Ball Playing -- Old Boys at it!

Base-ball was a favorite game of the early settlers at the gatherings which brought men and boys together -- such as raisings, bees, elections, trainings, Fourth of Julys, etc., etc., and we are glad to see that the manly sport is still in vogue, at least in 'benighted Ashtabula.'  We learn by the Sentinel that a matched game came off at Jefferson on the 4th, fourteen selected players on each side, chosen by Judge Dann and Squire Warren.  The party winning the first hundred scores was to be the victor.  Judge Dann's side won the game by eleven scores.  The Sentinel says:

There were thirteen innings without a tally.  [This suggests that, at least by 1859, this game used one-out-side-out innings.] The highest number of scores was made by James R. Giddings, a young chap of sixty-four, who led the field, having made a tally as often as the club came to his hand.

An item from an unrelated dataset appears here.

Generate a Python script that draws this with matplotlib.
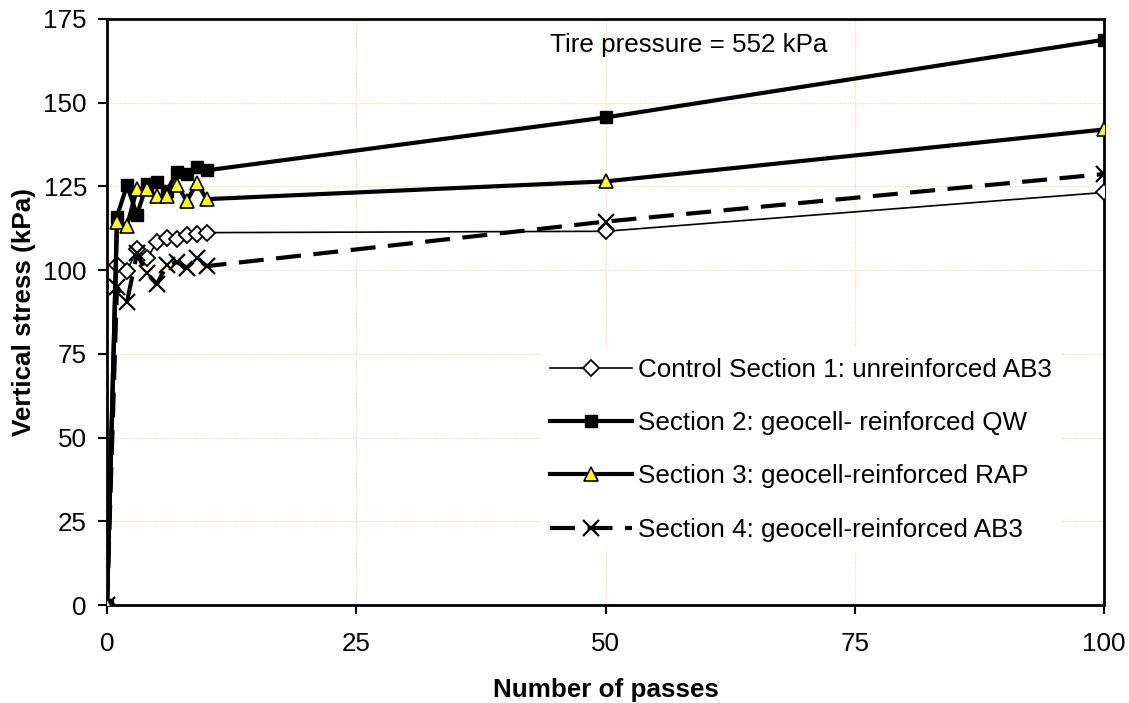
import matplotlib
matplotlib.use("Agg")
import matplotlib.pyplot as plt
from matplotlib.ticker import MultipleLocator

plt.rcParams['font.family'] = ['Liberation Sans', 'DejaVu Sans']

passes = [0, 1, 2, 3, 4, 5, 6, 7, 8, 9, 10, 50, 100]
control_ab3 = [0, 101.6, 99.6, 106.3, 103.5, 108.3, 109.6, 109.4, 110.6, 110.8, 111.2, 111.6, 123.2]
geocell_qw = [0, 116.0, 125.3, 116.5, 125.8, 126.4, 123.5, 129.3, 128.6, 130.9, 129.8, 145.6, 168.8]
geocell_rap = [0, 114.5, 113.3, 124.2, 124.2, 122.2, 122.2, 125.5, 120.6, 126.0, 121.2, 126.5, 142.0]
geocell_ab3 = [0, 95.0, 90.5, 105.0, 99.0, 95.8, 101.5, 102.4, 100.7, 103.5, 101.2, 114.5, 128.7]

labels = ["Control Section 1: unreinforced AB3",
          "Section 2: geocell- reinforced QW",
          "Section 3: geocell-reinforced RAP",
          "Section 4: geocell-reinforced AB3"]

FS = 18.7

fig = plt.figure(figsize=(11.29, 7.03), dpi=100)
ax = fig.add_axes([0.0948, 0.1394, 0.8832, 0.8336])

ax.plot(passes, control_ab3, color='black', lw=1.2, marker='D', markersize=8,
        markerfacecolor='white', markeredgecolor='black', markeredgewidth=1.3, label=labels[0], zorder=3)
ax.plot(passes, geocell_qw, color='black', lw=3, marker='s', markersize=8,
        markerfacecolor='black', markeredgecolor='black', label=labels[1], zorder=4)
ax.plot(passes, geocell_rap, color='black', lw=3, marker='^', markersize=10,
        markerfacecolor='#ffff00', markeredgecolor='black', markeredgewidth=1.2, label=labels[2], zorder=5)
ax.plot(passes, geocell_ab3, color='black', lw=3, ls=(0, (6, 3)), marker='x', markersize=11,
        markeredgewidth=1.6, label=labels[3], zorder=3)

ax.set_xlim(0, 100)
ax.set_ylim(0, 175)
ax.xaxis.set_major_locator(MultipleLocator(25))
ax.yaxis.set_major_locator(MultipleLocator(25))
ax.grid(True, color='#ffd9b3', lw=0.9, ls=(0, (1, 1)), zorder=0)
for sp in ax.spines.values():
    sp.set_linewidth(2)
ax.tick_params(axis='both', labelsize=FS, width=1.5, length=6.5, direction='out')
ax.tick_params(axis='y', pad=8)
ax.tick_params(axis='x', pad=13)
ax.set_xlabel("Number of passes", fontsize=FS, fontweight='bold', labelpad=16)
ax.set_ylabel("Vertical stress (kPa)", fontsize=FS, fontweight='bold', labelpad=5)

ax.text(44.4, 167.2, "Tire pressure = 552 kPa", fontsize=FS, va='center', ha='left')

leg = fig.legend(loc='upper left', bbox_to_anchor=(0.478, 0.506), frameon=True, fontsize=FS,
                 handlelength=3.15, handletextpad=0.23, labelspacing=1.13, borderpad=0.4,
                 borderaxespad=0)
leg.get_frame().set_edgecolor('none')
leg.get_frame().set_facecolor('white')
leg.get_frame().set_alpha(1)

fig.savefig("out.png", dpi=100)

The game excited great interest, and was witnessed by a large number of spectators.  The supper was prepared by 'our host' at the Jefferson House.

Note:  Protoball's PrePro data base shows another reference to a group, including Giddings, playing this predecessor game in Jefferson; see http://protoball.org/In_Jefferson_OH_in_July_1859

 

Sources

Cleveland [Ohio] Daily Leader, Saturday July 9, 1859, First Edition.

See clipping at http://www.newspapers.com/clip/2414996/18590709_cleveland/.

Warning

We have assigned this to a date of ca. 1830 on the basis that players in their sixties seem to have played this (same) game as young adults.  Comments welcome on this assumption.  Were the southern shores of Lake Erie settled by Europeans at that date?

Comment

Ashtabula (1850 population: 821 souls) is about 55 miles NE of Cleveland OH and a few miles from Lake Erie.  The town of Jefferson OH is about 8 miles inland [S] of Ashtabula.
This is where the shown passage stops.